* The records

'''

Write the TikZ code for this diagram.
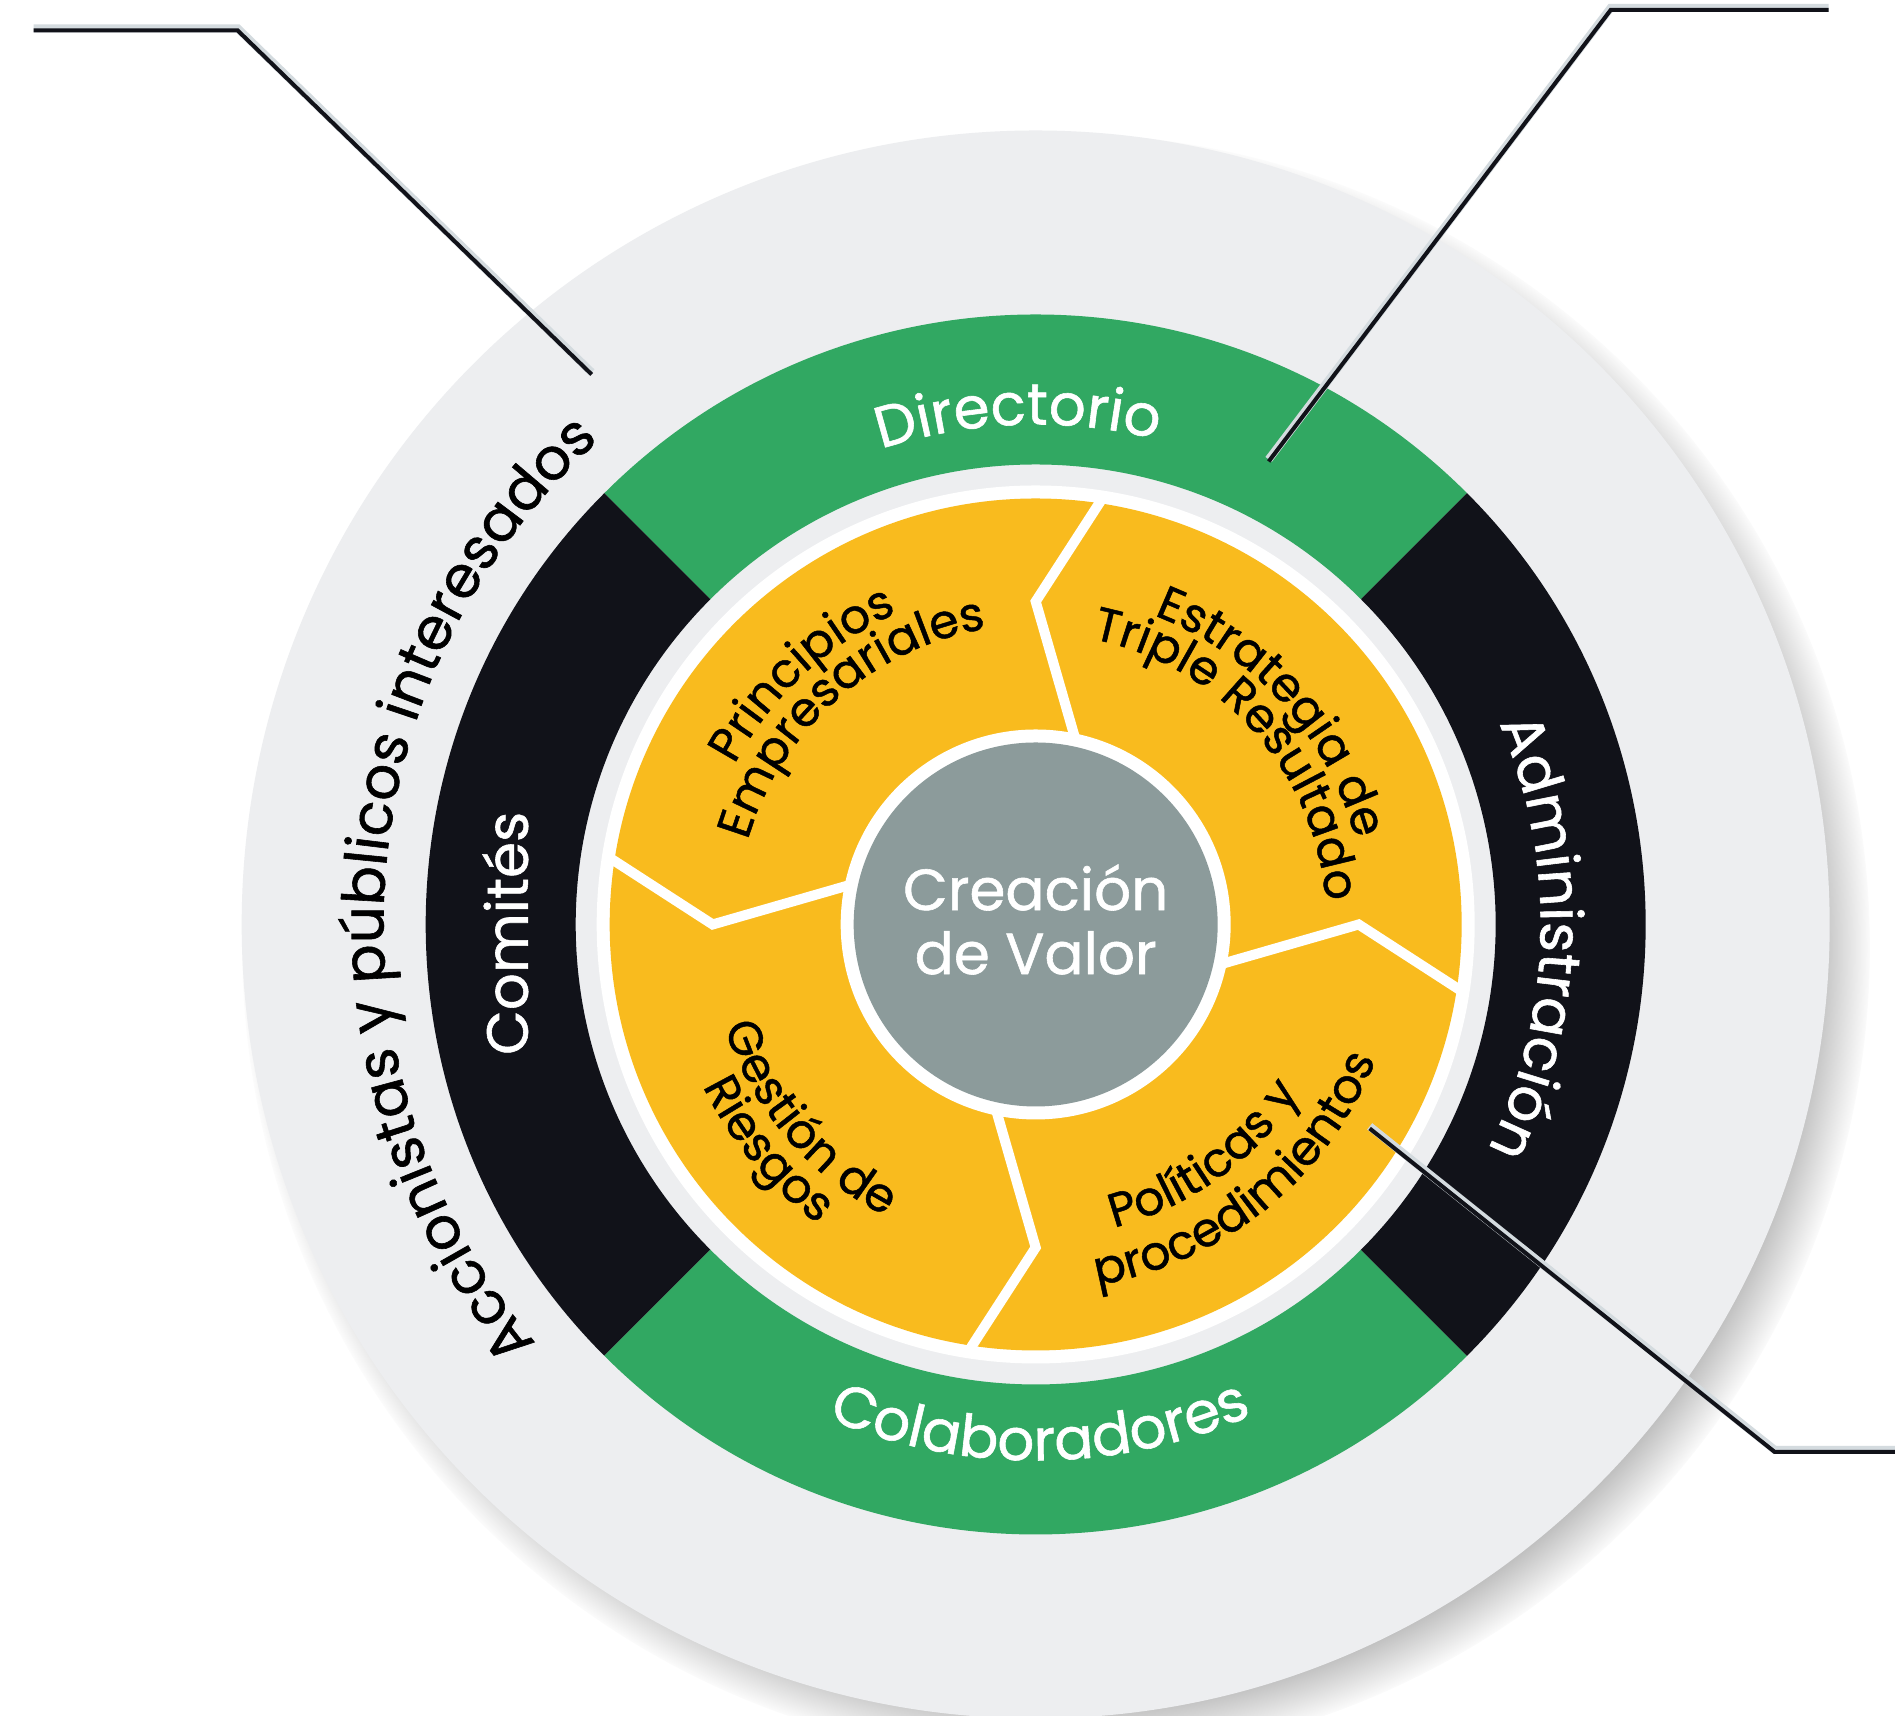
\documentclass[tikz,border=0pt]{standalone}
\usepackage{fontspec}
\setmainfont{Poppins}[FakeBold=1]
\usepackage{tikz}
\usetikzlibrary{decorations.text,shadows,fadings}
\usepackage{xcolor}

\definecolor{ringgreen}{RGB}{49,168,98}
\definecolor{ringblack}{RGB}{17,18,25}
\definecolor{segyellow}{RGB}{249,187,30}
\definecolor{paleback}{RGB}{237,238,240}
\definecolor{coregrey}{RGB}{140,155,155}
\definecolor{leadshade}{RGB}{212,219,223}

\newcommand\ringfont{\fontsize{16.5}{18.2}\selectfont}
\newcommand\segfont{\fontsize{13.5}{16}\selectfont}

\begin{document}
\begin{tikzpicture}[
  leader/.style={line width=1.15pt, draw=ringblack, line join=miter},
  leadershade/.style={line width=2.3pt, draw=leadshade, line join=miter,
    transform canvas={yshift=0.6pt}},
  arctext/.style 2 args={decorate, decoration={text along path,
    text align=center, text color=#1, text={#2}}},
  divider/.style={draw=white, line width=2.85pt, line join=miter}]
  \useasboundingbox (-10.357,-7.915) rectangle (8.593,9.245);
  \fill[white] (-10.357,-7.915) rectangle (8.593,9.245);

  \fill[paleback, circular drop shadow={shadow scale=1.025, shadow xshift=0.2cm,
    shadow yshift=-0.22cm, opacity=0.75,
    path fading={circle with fuzzy edge 10 percent}}] (0,0) circle[radius=7.94];

  \foreach \a/\b/\c in {45/135/ringgreen, 135/225/ringblack,
                        225/315/ringgreen, -45/45/ringblack}
    \fill[\c] (\a:4.6) arc[start angle=\a, end angle=\b, radius=4.6]
      -- (\b:6.1) arc[start angle=\b, end angle=\a, radius=6.1] -- cycle;

  \fill[white] (0,0) circle[radius=4.39];
  \fill[segyellow] (0,0) circle[radius=4.26];
  \foreach \a in {0,90,180,270}
    \draw[divider] (\a-9:4.33) -- (\a:3.23) -- (\a-12:1.9);
  \fill[white] (0,0) circle[radius=1.95];
  \fill[coregrey] (0,0) circle[radius=1.82];
  \node (valor) [text=white, align=center, font=\ringfont] at (0,0.05)
    {Creación\\de Valor};

  \path[arctext={white}{|\ringfont|Directorio}]
    (132:5) arc[start angle=132, end angle=52, radius=5];
  \path[arctext={white}{|\ringfont|Colaboradores}]
    (225.5:5.36) arc[start angle=225.5, end angle=315.5, radius=5.36];
  \path[arctext={white}{|\ringfont|Administración}]
    (43.5:5.05) arc[start angle=43.5, end angle=-46.5, radius=5.05];
  \node (comites) [rotate=90, anchor=base, text=white, font=\ringfont]
    at (181:5.08) {Comités};
  \path[arctext={black}{|\ringfont|Accionistas y públicos interesados}]
    (246:6.52) arc[start angle=246, end angle=106, radius=6.52];

  \path[arctext={black}{|\segfont|Principios}]
    (193:3.41) arc[start angle=193, end angle=73, radius=3.41];
  \path[arctext={black}{|\segfont|Empresariales}]
    (191.6:3.0) arc[start angle=191.6, end angle=71.6, radius=3.0];
  \path[arctext={black}{|\segfont|Estrategia de}]
    (102:3.31) arc[start angle=102, end angle=-18, radius=3.31];
  \path[arctext={black}{|\segfont|Triple Resultado}]
    (101.7:2.91) arc[start angle=101.7, end angle=-18.3, radius=2.91];
  \path[arctext={black}{|\segfont|Gestión de}]
    (160.5:3.28) arc[start angle=160.5, end angle=280.5, radius=3.28];
  \path[arctext={black}{|\segfont|Riesgos}]
    (160:3.70) arc[start angle=160, end angle=280, radius=3.70];
  \path[arctext={black}{|\segfont|Políticas y}]
    (246:3.13) arc[start angle=246, end angle=366, radius=3.13];
  \path[arctext={black}{|\segfont|procedimientos}]
    (249:3.66) arc[start angle=249, end angle=369, radius=3.66];

  \coordinate (accA) at (-10.02,8.94);
  \coordinate (accB) at (-7.98,8.94);
  \coordinate (accC) at (-4.44,5.50);
  \coordinate (dirA) at (2.33,4.63);
  \coordinate (dirB) at (5.75,9.145);
  \coordinate (dirC) at (7.93,9.145);
  \coordinate (polA) at (3.34,-2.04);
  \coordinate (polB) at (7.39,-5.275);
  \coordinate (polC) at (8.62,-5.275);
  \foreach \p/\q/\r in {accA/accB/accC, dirA/dirB/dirC, polA/polB/polC} {
    \draw[leadershade] (\p) -- (\q) -- (\r);
    \draw[leader] (\p) -- (\q) -- (\r);
  }
\end{tikzpicture}
\end{document}
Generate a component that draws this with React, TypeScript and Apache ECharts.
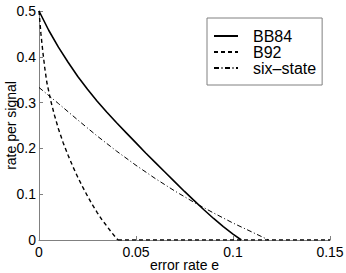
import React, { useEffect, useRef } from "react";
import * as echarts from "echarts";

// error rate e (x) and rate per signal (y)
const bb84X = [0, 0.005, 0.01, 0.015, 0.02, 0.025, 0.03, 0.035, 0.04, 0.045, 0.05, 0.055, 0.06, 0.065, 0.07, 0.075, 0.08, 0.085, 0.09, 0.095, 0.1, 0.1043];
const bb84Y = [0.5, 0.458, 0.421, 0.388, 0.357, 0.329, 0.303, 0.279, 0.256, 0.234, 0.212, 0.19, 0.169, 0.148, 0.127, 0.106, 0.086, 0.066, 0.047, 0.029, 0.013, 0];

const b92X = [0, 0.001, 0.002, 0.003, 0.004, 0.006, 0.008, 0.01, 0.0125, 0.015, 0.0175, 0.02, 0.0225, 0.025, 0.0275, 0.03, 0.0325, 0.035, 0.0375, 0.0407];
const b92Y = [0.5, 0.45, 0.41, 0.375, 0.345, 0.305, 0.272, 0.243, 0.212, 0.185, 0.16, 0.137, 0.116, 0.096, 0.077, 0.06, 0.044, 0.03, 0.016, 0];
const b92ZeroX = [0.0407, 0.15];
const b92ZeroY = [0, 0];

const sixX = [0, 0.01, 0.02, 0.03, 0.04, 0.05, 0.06, 0.07, 0.08, 0.09, 0.1, 0.11, 0.1184];
const sixY = [0.333, 0.298, 0.262, 0.227, 0.194, 0.163, 0.134, 0.107, 0.082, 0.059, 0.037, 0.017, 0];

const seriesNames = ["BB84", "B92", "six\u2013state"];
const xTicks = ["0", "0.05", "0.1", "0.15"];
const yTicks = ["0", "0.1", "0.2", "0.3", "0.4", "0.5"];

const zip = (xs: number[], ys: number[]) => xs.map((x, i) => [x, ys[i]]);

export default function App() {
  const ref = useRef<HTMLDivElement>(null);
  useEffect(() => {
    document.body.style.margin = "0";
    if (!ref.current) return;
    const chart = echarts.init(ref.current, null, { renderer: "svg" });
    const font = "'Liberation Sans', Arial, Helvetica, sans-serif";
    const axisColor = "#808080";
    const b92Style = { color: "#000", width: 1.4, type: [4, 3] };
    chart.setOption({
      animation: false,
      backgroundColor: "#ffffff",
      textStyle: { fontFamily: font },
      grid: {
        left: 39,
        right: 16,
        top: 11,
        bottom: 33,
        containLabel: false,
        outerBoundsMode: "none",
      },
      legend: {
        orient: "vertical",
        left: 207,
        top: 18,
        padding: [10, 6, 9, 6],
        itemWidth: 24,
        itemHeight: 14,
        itemGap: 0,
        borderColor: "#808080",
        borderWidth: 1,
        backgroundColor: "#ffffff",
        itemStyle: { opacity: 0 },
        textStyle: {
          fontSize: 16,
          lineHeight: 15,
          color: "#000",
          fontFamily: font,
          padding: [0, 0, 0, 10],
        },
        data: seriesNames,
      },
      xAxis: {
        type: "value",
        min: 0,
        max: 0.15,
        interval: 0.05,
        name: "error rate e",
        nameLocation: "middle",
        nameGap: 18,
        nameMoveOverlap: false,
        nameTextStyle: { fontSize: 14, color: "#000", fontFamily: font },
        axisLine: { lineStyle: { color: axisColor, width: 1 } },
        axisTick: { inside: true, length: 4, lineStyle: { color: axisColor } },
        axisLabel: {
          fontSize: 14,
          color: "#000",
          margin: 5,
          formatter: (v: number) => xTicks[Math.round(v / 0.05)] ?? "",
        },
        splitLine: { show: false },
      },
      yAxis: {
        type: "value",
        min: 0,
        max: 0.5,
        interval: 0.1,
        name: "rate per signal",
        nameLocation: "middle",
        nameGap: 21,
        nameMoveOverlap: false,
        nameTextStyle: { fontSize: 14, color: "#000", fontFamily: font },
        axisLine: { show: true, lineStyle: { color: axisColor, width: 1 } },
        axisTick: { show: true, inside: true, length: 4, lineStyle: { color: axisColor } },
        axisLabel: {
          fontSize: 14,
          color: "#000",
          margin: 3,
          formatter: (v: number) => yTicks[Math.round(v / 0.1)] ?? "",
        },
        splitLine: { show: false },
      },
      series: [
        {
          name: seriesNames[0],
          type: "line",
          data: zip(bb84X, bb84Y),
          symbol: "none",
          lineStyle: { color: "#000", width: 1.6, type: "solid" },
          itemStyle: { color: "#000" },
        },
        {
          name: seriesNames[1],
          type: "line",
          data: zip(b92X, b92Y),
          symbol: "none",
          lineStyle: b92Style,
          itemStyle: { color: "#000" },
        },
        {
          name: seriesNames[1],
          type: "line",
          data: zip(b92ZeroX, b92ZeroY),
          symbol: "none",
          lineStyle: b92Style,
          itemStyle: { color: "#000" },
        },
        {
          name: seriesNames[2],
          type: "line",
          data: zip(sixX, sixY),
          symbol: "none",
          lineStyle: { color: "#000", width: 1, type: [5, 2.5, 1, 2.5] },
          itemStyle: { color: "#000" },
        },
      ],
    });
    return () => chart.dispose();
  }, []);
  return <div ref={ref} style={{ width: 346, height: 273 }} />;
}
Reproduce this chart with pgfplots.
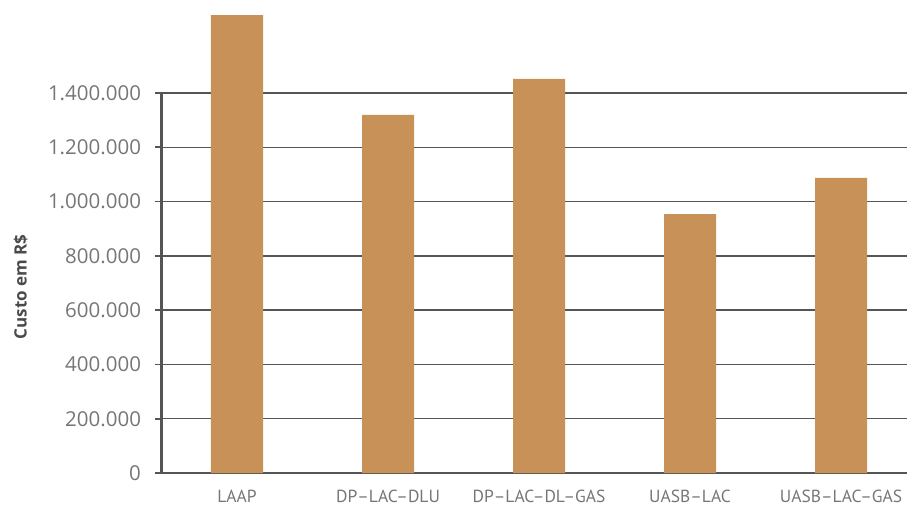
\documentclass[border=0pt]{standalone}
\usepackage{pgfplots}
\pgfplotsset{compat=1.18}
\usepackage{fontspec}
\setmainfont{Open Sans}
\newfontfamily\xfont{PT Sans}
\definecolor{barc}{HTML}{C79158}
\definecolor{axc}{HTML}{555555}
\definecolor{tickc}{HTML}{767676}
\definecolor{labc}{HTML}{4A4A4A}
\begin{document}
\begin{tikzpicture}
\path[use as bounding box] (-161.5pt,-33pt) rectangle (745.5pt,473pt);
\begin{axis}[
  scale only axis,
  width=745.5pt, height=380pt,
  xmin=-0.5, xmax=4.437,
  ymin=0, ymax=1400000,
  axis x line*=bottom, axis y line*=left,
  axis line style={axc, line width=2.4pt},
  ytick={0,200000,400000,600000,800000,1000000,1200000,1400000},
  yticklabels={0,200.000,400.000,600.000,800.000,1.000.000,1.200.000,1.400.000},
  scaled y ticks=false,
  yticklabel style={font=\fontsize{20.5}{23}\selectfont, text=tickc, xshift=-11pt},
  ymajorgrids,
  grid style={axc, line width=1.4pt},
  ytick style={axc, line width=1.6pt},
  major tick length=6pt,
  tick align=outside,
  xtick={0,1,2,3,4},
  xticklabels={LAAP, DP–LAC–DLU, DP–LAC–DL–GAS, UASB–LAC, UASB–LAC–GAS},
  xticklabel style={font=\xfont\fontsize{17.5}{20}\selectfont, text=tickc, yshift=-8pt},
  xtick style={draw=none},
  minor xtick={-0.5,0.5,1.5,2.5,3.5},
  minor tick length=7pt,
  minor x tick style={axc, line width=1.6pt},
  ylabel={Custo em R\$},
  every axis y label/.style={at={(axis description cs:-0.189,0.49)}, rotate=90, anchor=center, font=\bfseries\fontsize{17}{20}\selectfont, text=labc},
  clip=false,
]
\addplot[ybar, bar width=52pt, fill=barc, draw=none] coordinates {
  (0,1687000) (1,1319000) (2,1452000) (3,954000) (4,1087000)
};
\end{axis}
\end{tikzpicture}
\end{document}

'''

* Written instruction
Nothing but the lines above, starting at the line that contains "Generate a component" and ending at the line that contains "0.029, 0.013, 0];", should be given again, exactly and without the pictures.

* Final result
Generate a component that draws this with React, TypeScript and Apache ECharts.
import React, { useEffect, useRef } from "react";
import * as echarts from "echarts";

// error rate e (x) and rate per signal (y)
const bb84X = [0, 0.005, 0.01, 0.015, 0.02, 0.025, 0.03, 0.035, 0.04, 0.045, 0.05, 0.055, 0.06, 0.065, 0.07, 0.075, 0.08, 0.085, 0.09, 0.095, 0.1, 0.1043];
const bb84Y = [0.5, 0.458, 0.421, 0.388, 0.357, 0.329, 0.303, 0.279, 0.256, 0.234, 0.212, 0.19, 0.169, 0.148, 0.127, 0.106, 0.086, 0.066, 0.047, 0.029, 0.013, 0];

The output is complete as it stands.